Currently the following gases are available: NH3, CH4, CO2, C2H6, C2H2, H2O and HCl
Further gases that can be measured with TDLS, but that are not currently available by Axetris include: HF, O2, N2O, H2S, CO, NO, NO2, PH3, HI, HBr, HCN, H2CO, H2CO and C2H4 (further information on request).
1.3 Which gases cannot be measured with the TDLS?
Gases that do not have near-infrared absorption bands cannot be measured. These includes H2, N2, O3, Cl2, He, Ne, Ar, etc. Also, more complex or ring-shaped molecules cannot be measured because they do not show narrow and well separated rotation and vibration bands, e.g. propane, butane, pentane, ethanol, propanol, acetone, ethyl ether, benzene, toluene, etc.
1.4 What kind of laser diodes are used in the TDLS laser gas detection (LGD)?
The measurement technique is based on telecom-type single-mode lasers. Appropriate laser diodes are Distributed Feedback (DFB) lasers, whose laser structure is arranged parallel to the surface and emit the laser light from the edge of the laser chip, and Vertical Cavity Surface Emitting Lasers (VCSEL's), in which the layers are stacked vertically and the laser light is also emitted vertically to the surface.

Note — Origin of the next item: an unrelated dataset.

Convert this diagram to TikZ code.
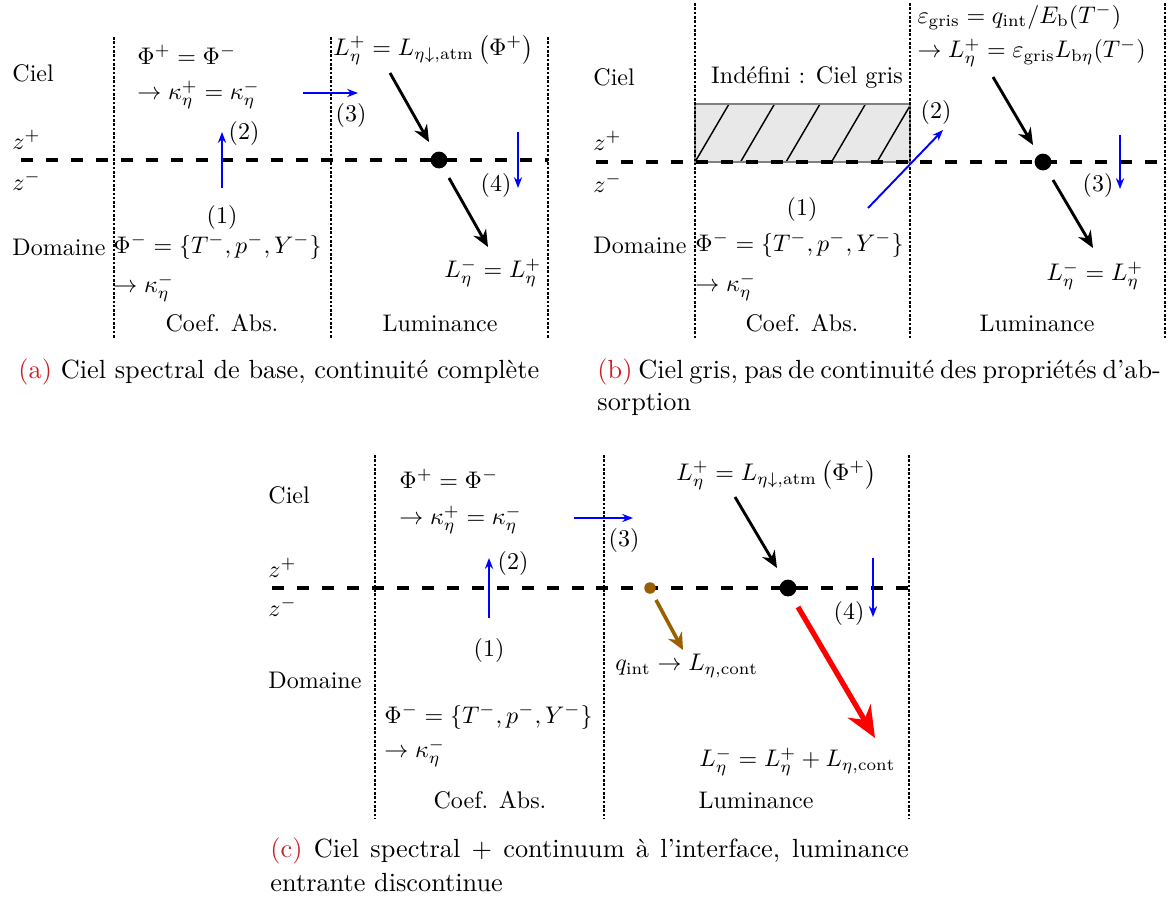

Laser diodes in the near IR are used for all currently available LGD modules. Further developments are planned for the LGD Compact in which quantum cascade lasers are to be used for mid IR range.
1.5 How is the TDLS influenced by external pressure variations?
Pressure broadening affects absorption peak-height only slightly. In first order approximation the collision broadening effect increases with increasing pressure. This enlarges the absorption band and reduces it in strength, however this effect is compensated by the higher number of absorbing molecules/volume, which in turn increases the absorption strength again.
In NDIR measurements the pressure effect is much bigger and directly proportional to the increase in surface of the absorption line (i.e. the complete envelope with dozens of vibration and rotation bands due to the low resolution of the technique).
It is always recommended to do a new span and offset correction when the environmental conditions are changing a lot.
1.6 How is the TDLS influenced by external temperature variations?
Different temperatures have more influence on the peak intensity, the peak width is hardly affected.
All LGD products are calibrated at an ambient temperature of 20°C or hot system to an expected operating temperature.
If the gas to be measured has a different temperature than the gas cell itself, incorrect measurement results may be obtained.
1.7. How is the target gas measurement influenced by other gases in the gas matrix?
The background gas matrix of the target gas to be measured influences also the shape of the beam. In normal ambient air the peak of the target gas is broadened and reduces its intensity compared to a pure N2 background. This effect is only a % of reading and negligible in the majority of cases where concentration changes are just in the range of ppm level.
It is always recommended to do a new span and offset correction when the environmental conditions like gas matrix are changing a lot.